Within this paradigm, the expression of creativity always implies the use of a digital tool.
These two perspectives are not so separate in reality and are not mutually exclusive. They represent different starting points with which Digital Creativity can be studied and investigated, as well as two discrete containers to explore the production of knowledge in this field.
Acknowledging these different viewpoints enhances understanding that the study of Digital Creativity also includes the study of the human being and the social and cultural changes within digital age that could affect creativity.
A typical example is social networking, considered as a new mindset where individuals connect to others online and can access a plentiful store of relevant information, enabling them to more effectively focus on targeted issues and themes. Today the process of creating involves a continuous movement across analog and digital and across the real and virtual.
The identification of the two perspective represents a way to achieve the first level of organization in the domain.

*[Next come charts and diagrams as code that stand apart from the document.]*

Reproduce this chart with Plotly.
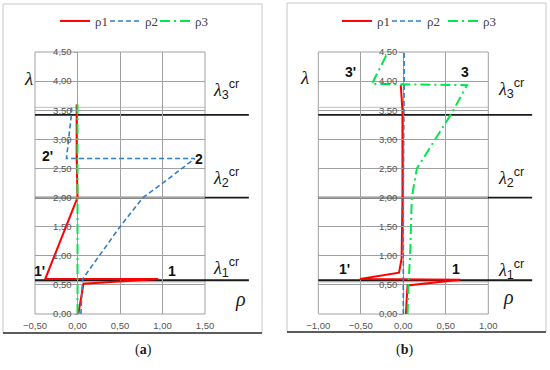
import plotly.graph_objects as go

# ---------------- data ----------------
# panel (a)
a_rho1_x = [0.01, 0.06, 0.07, 0.95, -0.38, 0.0, -0.01, -0.01]
a_rho1_y = [0.00, 0.42, 0.52, 0.60, 0.60, 2.00, 2.70, 3.60]
a_rho2_x = [0.04, 0.05, 0.06, 0.50, 0.77, 1.05, 1.38, -0.13, -0.07, -0.07]
a_rho2_y = [0.00, 0.45, 0.60, 1.50, 2.00, 2.30, 2.67, 2.67, 3.45, 3.60]
a_rho3_x = [0.0, 0.0, 0.0, 0.0]
a_rho3_y = [0.0, 1.0, 2.0, 3.6]

# panel (b)
b_rho1_x = [0.03, 0.05, 0.67, -0.51, -0.05, -0.02, -0.01, -0.01, -0.03]
b_rho1_y = [0.00, 0.49, 0.59, 0.60, 0.71, 0.95, 2.00, 3.50, 3.93]
b_rho2_x = [0.0, 0.0, 0.01, 0.01]
b_rho2_y = [0.0, 2.0, 4.0, 4.5]
b_rho3_x = [0.05, 0.06, 0.08, 0.10, 0.16, 0.57, 0.75, -0.37, -0.18]
b_rho3_y = [0.00, 0.50, 1.00, 2.00, 2.50, 3.45, 3.93, 3.95, 4.50]

lam_cr = [0.58, 2.0, 3.42]          # critical lambda levels
aux_levels = [0.55, 3.55]           # faint extra gridlines
a_xrange = [-0.5, 1.5]
b_xrange = [-1.0, 1.0]
yrange = [0, 4.5]
xticks = {"a": [-0.5, 0.0, 0.5, 1.0, 1.5], "b": [-1.0, -0.5, 0.0, 0.5, 1.0]}
yticks = [0, 0.5, 1.0, 1.5, 2.0, 2.5, 3.0, 3.5, 4.0, 4.5]

a_pt_labels = ["1'", "1", "2", "2'"]
a_pt_x = [-0.45, 1.11, 1.43, -0.35]
a_pt_y = [0.74, 0.74, 2.67, 2.71]
b_pt_labels = ["1'", "1", "3", "3'"]
b_pt_x = [-0.69, 0.62, 0.72, -0.62]
b_pt_y = [0.77, 0.77, 4.16, 4.16]

# ---------------- styling ----------------
RED = "#ff0000"
BLUE = "#2f7fc8"
GREEN = "#00e64d"
GRID = "#a0a0a0"
W, H = 550, 370

def px_x(p):
    return p / W

def px_y(p):
    return (H - p) / H

fig = go.Figure()

names = ["ρ1", "ρ2", "ρ3"]
styles = [dict(color=RED, width=2, dash="solid"),
          dict(color=BLUE, width=1.6, dash="5px,3px"),
          dict(color=GREEN, width=2, dash="10px,4px,2px,4px")]
legend_px = {"a": [50, 100, 150], "b": [332, 382, 438]}
legfont = dict(family="Liberation Serif", size=13, color="#404040")

legend_layout = {}
k = 1
for panel, xs, ys, xa, ya in [("a", [a_rho1_x, a_rho2_x, a_rho3_x], [a_rho1_y, a_rho2_y, a_rho3_y], "x", "y"),
                              ("b", [b_rho1_x, b_rho2_x, b_rho3_x], [b_rho1_y, b_rho2_y, b_rho3_y], "x2", "y2")]:
    for i in range(3):
        lname = "legend" if k == 1 else f"legend{k}"
        fig.add_trace(go.Scatter(x=xs[i], y=ys[i], mode="lines", name=names[i], line=styles[i],
                                 xaxis=xa, yaxis=ya, legend=lname))
        legend_layout[lname] = dict(orientation="h", x=px_x(legend_px[panel][i] + 5), y=px_y(21),
                                    xanchor="left", yanchor="middle", font=legfont,
                                    bgcolor="rgba(0,0,0,0)", itemwidth=30)
        k += 1

ydom = [px_y(314), px_y(52)]
xdom_a = [px_x(35), px_x(205)]
xdom_b = [px_x(318.3), px_x(488.3)]

tickfont = dict(family="Liberation Sans", size=9.5, color="#555555")

def xaxis(dom, rng, ticks, anchor):
    return dict(domain=dom, range=rng, tickvals=ticks, tickformat=".2f",
                showgrid=True, gridcolor=GRID, gridwidth=1, zeroline=False,
                showline=False, ticks="outside", ticklen=3, tickcolor="rgba(0,0,0,0)",
                tickfont=tickfont, anchor=anchor,
                fixedrange=True, automargin=False)

def yaxis(rng, xdom, xrng):
    pos = xdom[0] + (0 - xrng[0]) / (xrng[1] - xrng[0]) * (xdom[1] - xdom[0])
    return dict(domain=ydom, range=rng, tickvals=yticks, tickformat=".2f",
                showgrid=True, gridcolor=GRID, gridwidth=1, zeroline=False,
                showline=False,
                ticks="outside", ticklen=4, tickcolor=GRID,
                tickfont=tickfont, anchor="free", position=pos,
                fixedrange=True, automargin=False)

fig.update_layout(
    template="none",
    width=W, height=H, margin=dict(l=0, r=0, t=0, b=0, pad=0, autoexpand=False),
    paper_bgcolor="white", plot_bgcolor="white",
    separators=", ",
    xaxis=xaxis(xdom_a, a_xrange, xticks["a"], "y"),
    yaxis=yaxis(yrange, xdom_a, a_xrange),
    xaxis2=xaxis(xdom_b, b_xrange, xticks["b"], "y2"),
    yaxis2=yaxis(yrange, xdom_b, b_xrange),
    showlegend=True,
    **legend_layout,
)

shapes = []
# outer frames
for (x0, x1, y0, y1) in [(3, 262, 4, 333), (287, 546, 3, 332)]:
    shapes.append(dict(type="rect", xref="paper", yref="paper", x0=px_x(x0), x1=px_x(x1),
                       y0=px_y(y1), y1=px_y(y0), line=dict(color="#c8c8c8", width=1), layer="below"))
    shapes.append(dict(type="line", xref="paper", yref="paper", x0=px_x(x0), x1=px_x(x1),
                       y0=px_y(y1), y1=px_y(y1), line=dict(color="#303030", width=1.5)))

for xa, ya in [("x", "y"), ("x2", "y2")]:
    shapes.append(dict(type="rect", xref=f"{xa} domain", yref=f"{ya} domain", x0=0, x1=1, y0=0, y1=1,
                       line=dict(color=GRID, width=1), layer="below"))
    for lv in aux_levels:
        yy = (lv - yrange[0]) / (yrange[1] - yrange[0])
        shapes.append(dict(type="line", xref=f"{xa} domain", yref=f"{ya} domain", x0=0, x1=1,
                           y0=yy, y1=yy, line=dict(color="#c0c0c0", width=1), layer="below"))
    for lv in lam_cr:
        yy = (lv - yrange[0]) / (yrange[1] - yrange[0])
        shapes.append(dict(type="line", xref=f"{xa} domain", yref=f"{ya} domain", x0=0, x1=1.258,
                           y0=yy, y1=yy, line=dict(color="#1a1a1a", width=1.8), layer="below"))
fig.update_layout(shapes=shapes)

ann = []
LAM = "<span style=\"font-family:'Liberation Serif';font-style:italic\">λ</span>"
def lamcr(k):
    return LAM + f"<sub>{k}</sub><sup>cr</sup>"

for (x0, ys) in [(211, (89, 177, 267)), (496, (88, 177, 269))]:
    for kk, yy in zip((3, 2, 1), ys):
        ann.append(dict(text=lamcr(kk), x=px_x(x0), y=px_y(yy), xref="paper", yref="paper",
                        xanchor="left", yanchor="middle", showarrow=False,
                        font=dict(family="Liberation Sans", size=18, color="#1a1a1a")))
for (xx, yy) in [(22, 66), (304, 65)]:
    ann.append(dict(text="<i>λ</i>", x=px_x(xx), y=px_y(yy), xref="paper", yref="paper",
                    showarrow=False, font=dict(family="Liberation Serif", size=19, color="#1a1a1a")))
for (xx, yy) in [(240, 313), (516, 311)]:
    ann.append(dict(text="<i>ρ</i>", x=px_x(xx), y=px_y(yy), xref="paper", yref="paper",
                    showarrow=False, font=dict(family="Liberation Serif", size=20, color="#1a1a1a")))
for lab, xx in [("a", 133), ("b", 415)]:
    ann.append(dict(text=f"(<b>{lab}</b>)", x=px_x(xx), y=px_y(360), xref="paper", yref="paper",
                    showarrow=False, font=dict(family="Liberation Serif", size=14, color="#1a1a1a")))
for labs, xs, ys, xa, ya in [(a_pt_labels, a_pt_x, a_pt_y, "x", "y"), (b_pt_labels, b_pt_x, b_pt_y, "x2", "y2")]:
    for t, x, y in zip(labs, xs, ys):
        ann.append(dict(text=f"<b>{t}</b>", x=x, y=y, xref=xa, yref=ya, showarrow=False,
                        font=dict(family="Liberation Sans", size=14, color="#111111")))
fig.update_layout(annotations=ann)

fig.write_html("out.html", config={"displayModeBar": False},
               post_script="document.body.style.margin='0';")
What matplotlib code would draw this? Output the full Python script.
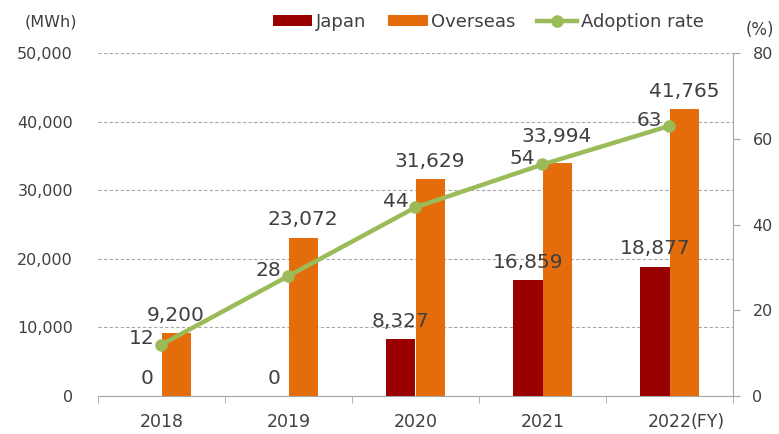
import numpy as np
import matplotlib.pyplot as plt
from matplotlib.ticker import FuncFormatter, FixedLocator

# data
years = ['2018', '2019', '2020', '2021', '2022']
japan = [0, 0, 8327, 16859, 18877]
overseas = [9200, 23072, 31629, 33994, 41765]
rate = [12, 28, 44, 54, 63]

c_japan = '#990000'
c_overseas = '#E46C0A'
c_rate = '#9BBB59'
c_text = '#404040'

plt.rcParams['font.family'] = 'DejaVu Sans'

fig = plt.figure(figsize=(7.79, 4.34), dpi=100)
ax = fig.add_axes([98 / 779, 1 - 396 / 434, 635 / 779, 343 / 434])
ax2 = ax.twinx()

x = np.arange(len(years))
w = 0.23

b1 = ax.bar(x - w / 2, japan, w, color=c_japan, label='Japan', zorder=3)
b2 = ax.bar(x + w / 2, overseas, w, color=c_overseas, label='Overseas', zorder=3)
ln, = ax2.plot(x, rate, color=c_rate, lw=3.2, marker='o', ms=8, label='Adoption rate', zorder=4)

# labels (2021 overseas label nudged up so it clears the rate label)
nudge = {3: 6}
for xi, v in zip(x, japan):
    ax.annotate(f'{v:,}', (xi - w / 2, v), xytext=(0, 6), textcoords='offset points',
                ha='center', va='bottom', fontsize=14.5, color=c_text)
for i, (xi, v) in enumerate(zip(x, overseas)):
    ax.annotate(f'{v:,}', (xi + w / 2, v), xytext=(0, 6 + nudge.get(i, 0)), textcoords='offset points',
                ha='center', va='bottom', fontsize=14.5, color=c_text)
for xi, v in zip(x, rate):
    ax2.annotate(f'{v}', (xi, v), xytext=(-5, 4), textcoords='offset points',
                 ha='right', va='center', fontsize=14.5, color=c_text)

# axes
ax.set_xlim(-0.5, len(years) - 0.5)
ax.set_ylim(0, 50000)
ax2.set_ylim(0, 80)
ax.set_yticks(np.arange(0, 50001, 10000))
ax.yaxis.set_major_formatter(FuncFormatter(lambda v, p: f'{int(v):,}'))
ax2.set_yticks(np.arange(0, 81, 20))

ax.set_xticks(x)
ax.set_xticklabels(years)
ax.xaxis.set_minor_locator(FixedLocator(np.arange(-0.5, len(years), 1)))
ax.tick_params(axis='x', which='major', length=0, pad=12, labelsize=12.5, labelcolor=c_text)
ax.tick_params(axis='x', which='minor', length=5, color='#A6A6A6', direction='out')
ax.tick_params(axis='y', length=0, pad=18, labelsize=11.5, labelcolor=c_text)
ax2.tick_params(axis='y', length=5, color='#A6A6A6', pad=9, labelsize=11.5, labelcolor=c_text)

ax.grid(axis='y', ls=(0, (3, 2)), color='#A6A6A6', lw=0.8, zorder=0)
for s in ['top', 'left', 'right']:
    ax.spines[s].set_visible(False)
for s in ['top', 'left', 'bottom']:
    ax2.spines[s].set_visible(False)
ax.spines['bottom'].set_color('#A6A6A6')
ax2.spines['right'].set_color('#A6A6A6')

ax.set_zorder(ax2.get_zorder() - 1)
ax.patch.set_visible(False)
ax2.set_zorder(1)

fig.text(25 / 779, 1 - 22 / 434, '(MWh)', fontsize=11.5, color=c_text, va='center')
fig.text(746 / 779, 1 - 30 / 434, '(%)', fontsize=12, color=c_text, va='center')
fig.text(690 / 779, 1 - 422 / 434, '(FY)', fontsize=12.5, color=c_text, va='center')

fig.legend(handles=[b1, b2, ln], loc='center', bbox_to_anchor=(488 / 779, 1 - 22 / 434),
           ncol=3, frameon=False, fontsize=13, handlelength=2.2, handleheight=0.5,
           handletextpad=0.2, columnspacing=1.2, labelcolor=c_text)

fig.savefig('out.png', dpi=100)
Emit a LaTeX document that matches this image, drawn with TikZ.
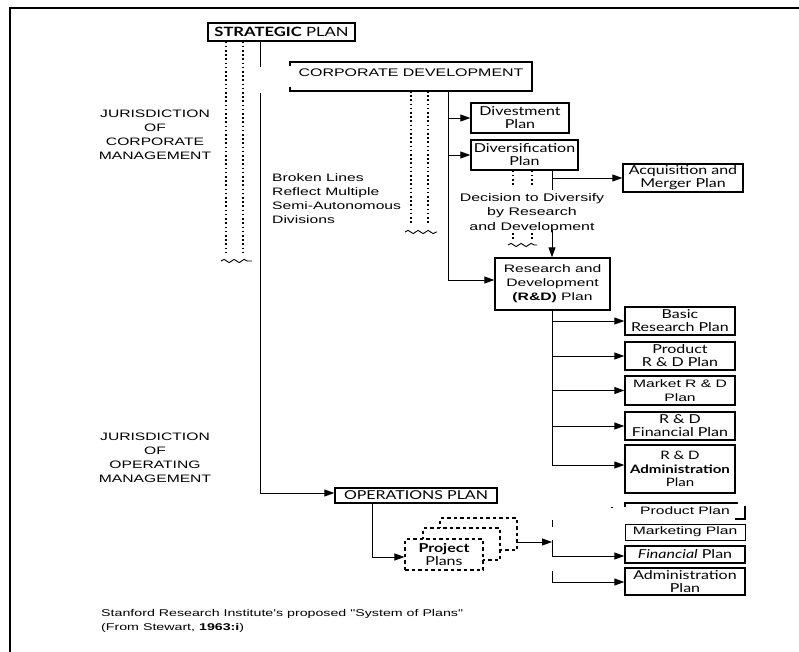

To move further in the exploration and understand the evolution of creativity and the role of digital tools, it is fundamental to define a creativity frame, by interconnecting existing approaches (Rhodes 1961; Runco 2004; Kaufmann and Sternberg 2010), and confront it with the cognitive, behavioral, technological human changes brought by the digital transition as observed in Chap. 2. This creativity frame is fundamental for a structured exploration of Digital Creativity with a design-oriented vision. Its definition is explained in detail in Chap. 4.